I got to Middle head around 6:15am (supposely to be earlier but the set-up took longer than I expected). First cast on a 4" Gulp mullet and I was on......  It was a ***** and it didnt take long to land it in. I quickly unhook it and release it straight away as I was eager to get back into the action. A few more cast and straight away I'm on again. It was another similar size ***** around 40-45cm mark. This time it entertained me with a few aerial moves and took longer to land it. By this stage I was getting confident and the scene of a light screaming reel is back. I quickly take a few happy snaps and let it swim back to freedom. By this stage the sun has risen and I was hoping for the bigger cousin would show up before the action dies down. After this, all i got was short strikes and failed hook-up.

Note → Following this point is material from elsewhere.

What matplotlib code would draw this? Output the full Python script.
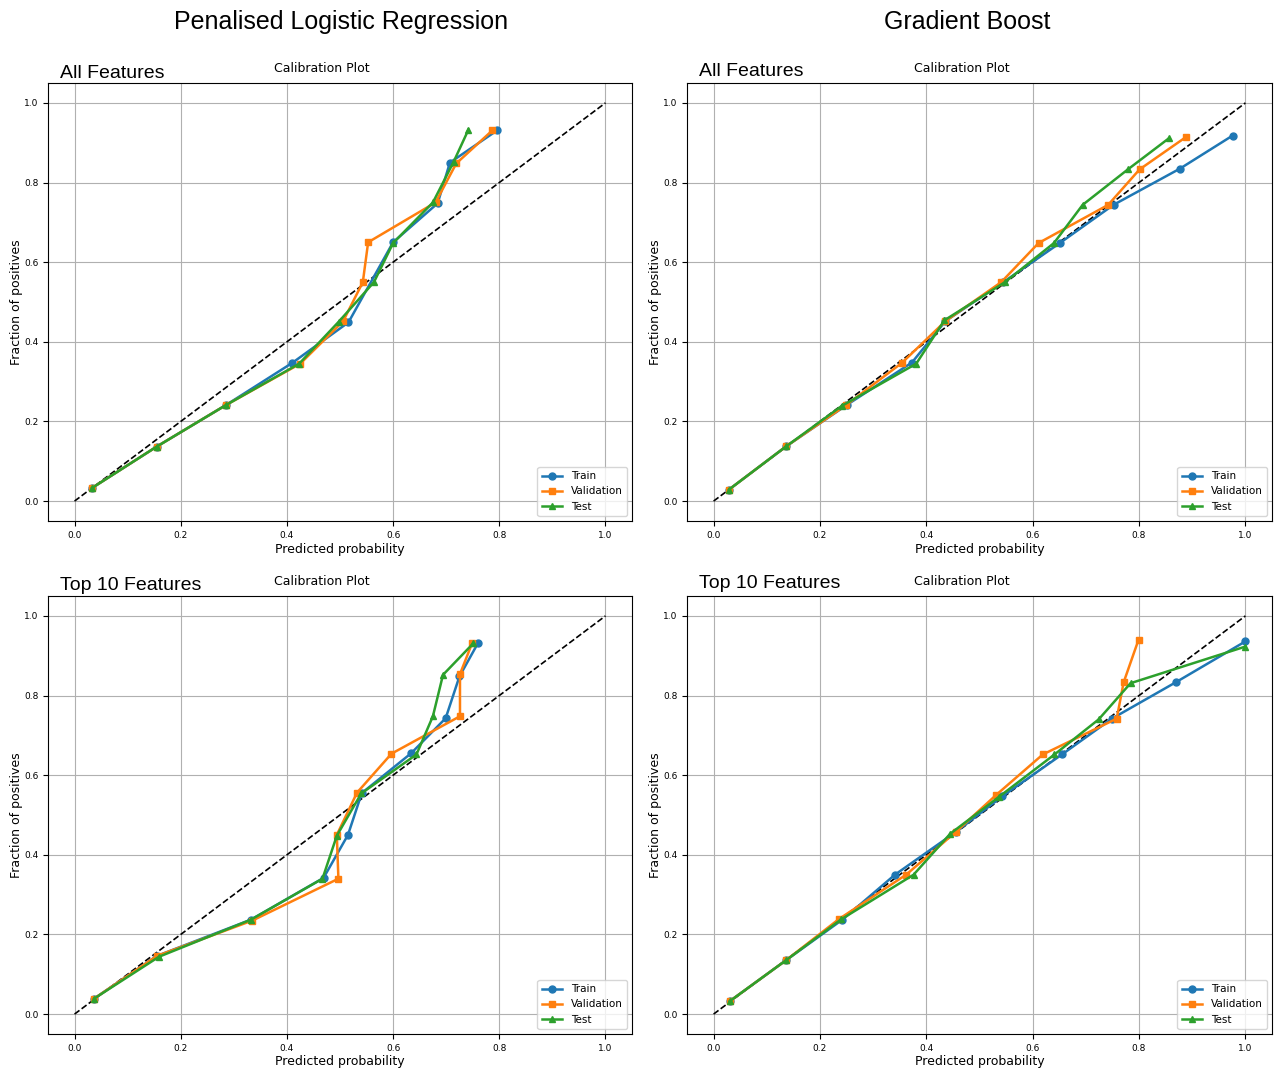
import matplotlib
matplotlib.use("Agg")
import matplotlib.pyplot as plt

# calibration curves, (mean predicted prob, fraction of positives)
# Penalised logistic regression - all features
lr_all_train_x = [0.033, 0.155, 0.285, 0.41, 0.516, 0.600, 0.684, 0.707, 0.796]
lr_all_train_y = [0.033, 0.137, 0.241, 0.347, 0.449, 0.650, 0.748, 0.850, 0.931]
lr_all_val_x = [0.033, 0.155, 0.285, 0.425, 0.506, 0.543, 0.553, 0.680, 0.719, 0.787]
lr_all_val_y = [0.033, 0.137, 0.241, 0.345, 0.452, 0.550, 0.650, 0.750, 0.848, 0.931]
lr_all_test_x = [0.033, 0.155, 0.285, 0.423, 0.498, 0.564, 0.600, 0.675, 0.714, 0.742]
lr_all_test_y = [0.033, 0.137, 0.241, 0.345, 0.451, 0.550, 0.648, 0.750, 0.852, 0.933]

# Gradient boost - all features
gb_all_train_x = [0.029, 0.137, 0.25, 0.373, 0.436, 0.545, 0.651, 0.752, 0.877, 0.976]
gb_all_train_y = [0.029, 0.138, 0.241, 0.348, 0.452, 0.550, 0.648, 0.744, 0.835, 0.918]
gb_all_val_x = [0.029, 0.137, 0.249, 0.354, 0.436, 0.541, 0.611, 0.742, 0.801, 0.889]
gb_all_val_y = [0.029, 0.138, 0.241, 0.347, 0.452, 0.550, 0.648, 0.744, 0.833, 0.915]
gb_all_test_x = [0.029, 0.137, 0.241, 0.381, 0.434, 0.548, 0.64, 0.694, 0.779, 0.856]
gb_all_test_y = [0.029, 0.138, 0.239, 0.345, 0.454, 0.550, 0.648, 0.744, 0.833, 0.911]

# Penalised logistic regression - top 10 features
lr_top_train_x = [0.037, 0.155, 0.332, 0.469, 0.515, 0.541, 0.634, 0.699, 0.725, 0.760]
lr_top_train_y = [0.039, 0.146, 0.237, 0.342, 0.450, 0.555, 0.655, 0.743, 0.848, 0.932]
lr_top_val_x = [0.037, 0.155, 0.335, 0.497, 0.494, 0.532, 0.597, 0.726, 0.726, 0.749]
lr_top_val_y = [0.039, 0.146, 0.235, 0.340, 0.450, 0.556, 0.654, 0.748, 0.854, 0.932]
lr_top_test_x = [0.037, 0.159, 0.332, 0.467, 0.494, 0.540, 0.644, 0.675, 0.694, 0.751]
lr_top_test_y = [0.039, 0.144, 0.237, 0.340, 0.448, 0.554, 0.652, 0.748, 0.852, 0.931]

# Gradient boost - top 10 features
gb_top_train_x = [0.030, 0.136, 0.242, 0.341, 0.455, 0.543, 0.655, 0.749, 0.870, 1.0]
gb_top_train_y = [0.032, 0.135, 0.237, 0.350, 0.457, 0.547, 0.652, 0.742, 0.834, 0.936]
gb_top_val_x = [0.030, 0.136, 0.236, 0.362, 0.455, 0.531, 0.619, 0.758, 0.771, 0.799]
gb_top_val_y = [0.032, 0.135, 0.239, 0.350, 0.457, 0.550, 0.652, 0.742, 0.833, 0.940]
gb_top_test_x = [0.030, 0.136, 0.240, 0.376, 0.445, 0.537, 0.641, 0.724, 0.784, 1.0]
gb_top_test_y = [0.032, 0.135, 0.238, 0.350, 0.453, 0.546, 0.652, 0.740, 0.831, 0.923]

panels = [
    [(lr_all_train_x, lr_all_train_y), (lr_all_val_x, lr_all_val_y), (lr_all_test_x, lr_all_test_y)],
    [(gb_all_train_x, gb_all_train_y), (gb_all_val_x, gb_all_val_y), (gb_all_test_x, gb_all_test_y)],
    [(lr_top_train_x, lr_top_train_y), (lr_top_val_x, lr_top_val_y), (lr_top_test_x, lr_top_test_y)],
    [(gb_top_train_x, gb_top_train_y), (gb_top_val_x, gb_top_val_y), (gb_top_test_x, gb_top_test_y)],
]
series_names = ["Train", "Validation", "Test"]
markers = ["o", "s", "^"]

fig = plt.figure(figsize=(12.74, 10.69), dpi=100)
W, H = 1274.0, 1069.0

# axes boxes in pixels: left, top, right, bottom
boxes = [(48, 83, 632, 521), (687, 83, 1272, 521),
         (48, 596, 632, 1034), (687, 596, 1272, 1034)]

for k in range(4):
    l, t, r, b = boxes[k]
    ax = fig.add_axes([l / W, 1 - b / H, (r - l) / W, (b - t) / H])
    ax.plot([0, 1], [0, 1], "k--", linewidth=1.2)
    for i in range(3):
        xs, ys = panels[k][i]
        ax.plot(xs, ys, marker=markers[i], markersize=5, linewidth=1.8, label=series_names[i])
    ax.grid(True)
    ax.set_title("Calibration Plot", fontsize=9, x=0.469, pad=8)
    ax.set_xlabel("Predicted probability", fontsize=9, labelpad=2)
    ax.set_ylabel("Fraction of positives", fontsize=9)
    ax.yaxis.set_label_coords(-0.043, 0.5)
    ax.tick_params(labelsize=6.5)
    ax.legend(loc="lower right", fontsize=7.5)

big = "Liberation Sans"
fig.text(341 / W, 1 - 22 / H, "Penalised Logistic Regression", ha="center", va="center",
         fontsize=18, family=big)
fig.text(967 / W, 1 - 22 / H, "Gradient Boost", ha="center", va="center", fontsize=18, family=big)
fig.text(60 / W, 1 - 73 / H, "All Features", ha="left", va="center", fontsize=14, family=big)
fig.text(699 / W, 1 - 71 / H, "All Features", ha="left", va="center", fontsize=14, family=big)
fig.text(60 / W, 1 - 585 / H, "Top 10 Features", ha="left", va="center", fontsize=14, family=big)
fig.text(699 / W, 1 - 583 / H, "Top 10 Features", ha="left", va="center", fontsize=14, family=big)

fig.savefig("out.png", dpi=100)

By now the Sun has risen and I was receiving zero touches. Nonetheless, I kept on casting and letting the plastic mullet sinks down anticipating there will be movement. It wasn't till I retrieve the lure I can feel there is something connected to the other end of the line. I thought it was a kingy as it pull very very hard. This time it feels solid and I was determined not to lose it. However, a 2-4kg rod with a 2500 reel loaded with 6lb braid & 10lb fluorocarbon seems like getting outgunned would be the final outcome. I quickly lead the fish to deeper ground as I was losing heaps of line. It was a constant battle of me winning 2 metres of line but losing 5 more. After what seems to be eternity, I finally landed this horse. It was another ***** but this time it was alot bigger than the previous ones. It measured to be 65.5cm and it completely inhaled the gulp. The next 10mins I tried to unhook it but failed as the hook is way too deep. It also appeared to be lifelessness no matter how much I tried to let it swim. Therefore, I have decided to keep it for dinner. After this epic battle, I hardly can focus but still kept on casting. Got nothing for the next 30mins so I decided to move to South Head. Just as I was getting ready I received a call that I need to head home  ... so I backed up but this time with a big smile on my face!!!!

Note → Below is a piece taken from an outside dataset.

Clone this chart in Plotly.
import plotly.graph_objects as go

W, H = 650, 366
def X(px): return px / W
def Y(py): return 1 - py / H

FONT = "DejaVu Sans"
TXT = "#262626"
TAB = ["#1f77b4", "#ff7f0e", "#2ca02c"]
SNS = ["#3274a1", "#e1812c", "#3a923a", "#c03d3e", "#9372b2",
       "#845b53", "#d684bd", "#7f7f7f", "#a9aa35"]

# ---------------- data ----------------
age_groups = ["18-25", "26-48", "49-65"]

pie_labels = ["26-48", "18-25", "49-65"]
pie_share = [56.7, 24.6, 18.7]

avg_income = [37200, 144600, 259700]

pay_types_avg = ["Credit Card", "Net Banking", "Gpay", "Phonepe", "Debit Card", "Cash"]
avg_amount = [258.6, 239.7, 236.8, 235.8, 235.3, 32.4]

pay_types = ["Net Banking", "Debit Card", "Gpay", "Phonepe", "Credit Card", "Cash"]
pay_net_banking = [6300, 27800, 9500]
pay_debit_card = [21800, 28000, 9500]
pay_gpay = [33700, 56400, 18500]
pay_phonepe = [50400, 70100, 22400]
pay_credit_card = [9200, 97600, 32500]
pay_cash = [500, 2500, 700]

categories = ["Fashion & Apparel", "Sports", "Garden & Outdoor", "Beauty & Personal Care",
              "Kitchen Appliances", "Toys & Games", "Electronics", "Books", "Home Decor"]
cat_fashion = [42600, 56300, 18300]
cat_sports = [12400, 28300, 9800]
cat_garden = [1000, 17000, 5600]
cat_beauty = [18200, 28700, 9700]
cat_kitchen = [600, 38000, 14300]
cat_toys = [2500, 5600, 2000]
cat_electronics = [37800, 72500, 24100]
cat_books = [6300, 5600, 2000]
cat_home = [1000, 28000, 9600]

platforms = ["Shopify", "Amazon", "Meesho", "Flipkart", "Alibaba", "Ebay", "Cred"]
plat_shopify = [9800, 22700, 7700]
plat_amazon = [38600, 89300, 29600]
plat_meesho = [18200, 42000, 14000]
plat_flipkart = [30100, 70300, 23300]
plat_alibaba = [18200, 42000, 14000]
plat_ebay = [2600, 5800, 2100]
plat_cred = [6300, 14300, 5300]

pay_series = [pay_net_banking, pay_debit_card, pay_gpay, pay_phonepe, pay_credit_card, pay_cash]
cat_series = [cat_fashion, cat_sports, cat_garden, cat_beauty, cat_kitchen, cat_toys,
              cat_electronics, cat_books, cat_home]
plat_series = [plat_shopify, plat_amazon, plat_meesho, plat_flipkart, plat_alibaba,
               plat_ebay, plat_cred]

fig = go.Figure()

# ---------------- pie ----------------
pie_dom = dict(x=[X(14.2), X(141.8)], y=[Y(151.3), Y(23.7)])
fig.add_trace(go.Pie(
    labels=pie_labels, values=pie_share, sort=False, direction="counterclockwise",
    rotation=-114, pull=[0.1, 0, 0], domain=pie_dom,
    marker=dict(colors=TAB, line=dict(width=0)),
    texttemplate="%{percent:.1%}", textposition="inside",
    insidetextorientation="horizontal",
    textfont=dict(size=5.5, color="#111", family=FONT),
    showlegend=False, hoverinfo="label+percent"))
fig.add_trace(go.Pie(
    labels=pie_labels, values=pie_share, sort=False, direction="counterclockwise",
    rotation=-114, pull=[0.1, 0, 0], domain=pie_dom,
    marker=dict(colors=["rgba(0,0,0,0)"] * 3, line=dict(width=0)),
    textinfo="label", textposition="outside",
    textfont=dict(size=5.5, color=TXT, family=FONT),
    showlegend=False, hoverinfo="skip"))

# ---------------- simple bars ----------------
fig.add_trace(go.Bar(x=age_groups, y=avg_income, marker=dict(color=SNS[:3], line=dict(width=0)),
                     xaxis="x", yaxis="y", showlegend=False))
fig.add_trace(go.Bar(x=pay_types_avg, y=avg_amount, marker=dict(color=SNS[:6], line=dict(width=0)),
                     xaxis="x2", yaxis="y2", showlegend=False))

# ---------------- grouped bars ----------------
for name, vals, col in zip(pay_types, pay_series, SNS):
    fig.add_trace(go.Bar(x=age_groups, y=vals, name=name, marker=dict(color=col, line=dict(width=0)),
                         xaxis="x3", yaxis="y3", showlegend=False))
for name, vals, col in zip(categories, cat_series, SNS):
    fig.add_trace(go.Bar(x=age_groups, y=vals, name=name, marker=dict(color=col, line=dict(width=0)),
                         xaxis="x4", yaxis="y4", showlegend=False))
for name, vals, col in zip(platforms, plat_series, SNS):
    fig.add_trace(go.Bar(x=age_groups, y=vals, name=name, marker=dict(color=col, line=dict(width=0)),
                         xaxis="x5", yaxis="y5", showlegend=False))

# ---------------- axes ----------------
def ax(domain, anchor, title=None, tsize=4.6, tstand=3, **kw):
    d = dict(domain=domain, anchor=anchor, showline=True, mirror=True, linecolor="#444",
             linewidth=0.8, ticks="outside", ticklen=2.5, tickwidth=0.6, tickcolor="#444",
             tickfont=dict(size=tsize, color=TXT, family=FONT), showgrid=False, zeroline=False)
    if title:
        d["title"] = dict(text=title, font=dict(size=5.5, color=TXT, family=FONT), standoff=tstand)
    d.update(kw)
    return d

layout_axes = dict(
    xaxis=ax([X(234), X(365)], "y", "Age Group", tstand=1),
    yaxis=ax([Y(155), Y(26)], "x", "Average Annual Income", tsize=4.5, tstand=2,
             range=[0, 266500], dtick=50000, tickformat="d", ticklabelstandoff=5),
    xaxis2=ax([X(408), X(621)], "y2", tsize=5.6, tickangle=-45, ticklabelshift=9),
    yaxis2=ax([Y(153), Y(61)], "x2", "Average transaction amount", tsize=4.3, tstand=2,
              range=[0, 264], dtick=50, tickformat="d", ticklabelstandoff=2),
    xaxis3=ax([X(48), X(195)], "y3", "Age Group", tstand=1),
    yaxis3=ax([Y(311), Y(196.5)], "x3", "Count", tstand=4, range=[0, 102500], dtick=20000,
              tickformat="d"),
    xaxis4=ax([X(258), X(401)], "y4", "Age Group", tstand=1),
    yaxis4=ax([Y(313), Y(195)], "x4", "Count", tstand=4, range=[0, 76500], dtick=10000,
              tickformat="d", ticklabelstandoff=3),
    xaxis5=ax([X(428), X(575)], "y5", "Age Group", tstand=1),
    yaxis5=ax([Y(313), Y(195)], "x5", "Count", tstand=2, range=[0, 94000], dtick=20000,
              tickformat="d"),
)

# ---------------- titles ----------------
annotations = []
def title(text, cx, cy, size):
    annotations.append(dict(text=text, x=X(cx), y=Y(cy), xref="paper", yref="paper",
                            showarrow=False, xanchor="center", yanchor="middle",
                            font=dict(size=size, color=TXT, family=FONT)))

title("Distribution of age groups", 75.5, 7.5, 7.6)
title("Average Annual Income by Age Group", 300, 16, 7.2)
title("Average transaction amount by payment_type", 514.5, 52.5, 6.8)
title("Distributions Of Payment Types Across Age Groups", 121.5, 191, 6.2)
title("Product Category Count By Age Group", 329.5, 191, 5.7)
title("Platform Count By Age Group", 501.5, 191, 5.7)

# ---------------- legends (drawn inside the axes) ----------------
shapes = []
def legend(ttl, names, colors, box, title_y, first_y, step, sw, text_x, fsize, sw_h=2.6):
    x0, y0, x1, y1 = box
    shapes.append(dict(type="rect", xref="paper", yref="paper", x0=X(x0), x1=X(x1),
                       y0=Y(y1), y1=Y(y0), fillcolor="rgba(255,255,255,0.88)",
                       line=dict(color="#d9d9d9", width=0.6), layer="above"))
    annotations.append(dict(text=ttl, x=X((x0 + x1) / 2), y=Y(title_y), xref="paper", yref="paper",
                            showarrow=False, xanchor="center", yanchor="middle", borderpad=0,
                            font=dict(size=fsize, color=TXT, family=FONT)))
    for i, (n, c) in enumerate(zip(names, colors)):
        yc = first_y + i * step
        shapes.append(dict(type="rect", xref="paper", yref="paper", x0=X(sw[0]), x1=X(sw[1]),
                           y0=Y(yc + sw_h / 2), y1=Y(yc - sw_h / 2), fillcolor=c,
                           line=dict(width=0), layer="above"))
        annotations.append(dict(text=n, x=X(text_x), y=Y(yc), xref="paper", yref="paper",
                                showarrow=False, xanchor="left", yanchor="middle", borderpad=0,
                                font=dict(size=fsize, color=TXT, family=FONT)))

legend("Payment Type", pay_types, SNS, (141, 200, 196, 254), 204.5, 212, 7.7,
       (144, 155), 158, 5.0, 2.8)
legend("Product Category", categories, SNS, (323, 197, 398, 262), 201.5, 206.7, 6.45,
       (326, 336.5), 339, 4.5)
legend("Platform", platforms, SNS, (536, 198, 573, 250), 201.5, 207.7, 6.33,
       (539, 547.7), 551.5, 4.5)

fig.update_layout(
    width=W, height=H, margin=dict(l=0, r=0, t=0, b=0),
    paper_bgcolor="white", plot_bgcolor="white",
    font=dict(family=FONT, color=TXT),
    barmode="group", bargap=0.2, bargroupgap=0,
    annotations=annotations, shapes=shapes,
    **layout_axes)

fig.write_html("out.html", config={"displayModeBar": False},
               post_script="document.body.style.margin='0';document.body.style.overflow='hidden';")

BTW I heard that the coming summer season will be longer and hotter. Don't know if it's true but goosh I can't wait for summer to come!!!


----------



## Squidley (May 8, 2010)

Beut day, beaut fish and beautifully colour coordinated kayak and kayaker 
That's a great fish on ten lb


----------



## Ado (Mar 31, 2008)

65cm! That's a legal King. Don't tell Eric.
Great fish and excellent report. Salmon are so much fun on light gear. They fight hard, but fight fair.


----------



## kayakone (Dec 7, 2010)

Great report Nbh00d.

The photos are very good, and as Squidley said " beautifully colour coordinated kayak and kayaker. " You gotta be happy with that!

trev


----------



## Southerly (Apr 20, 2007)

Nice pics well done, always nice to boat something.


----------



## Stevie (Jan 16, 2011)

Bare feet in winter! Thats just as impressive as the *****


----------



## avayak (May 23, 2007)

Way to end the drought Nbh.
Sambos that size sure have determination.
How did you cook it?


----------



## Scott (Aug 29, 2005)

Nice fish mate, salmon are such a top sports fish.


----------



## keza (Mar 6, 2007)

That's a great fish and a hell of a fight I bet.


----------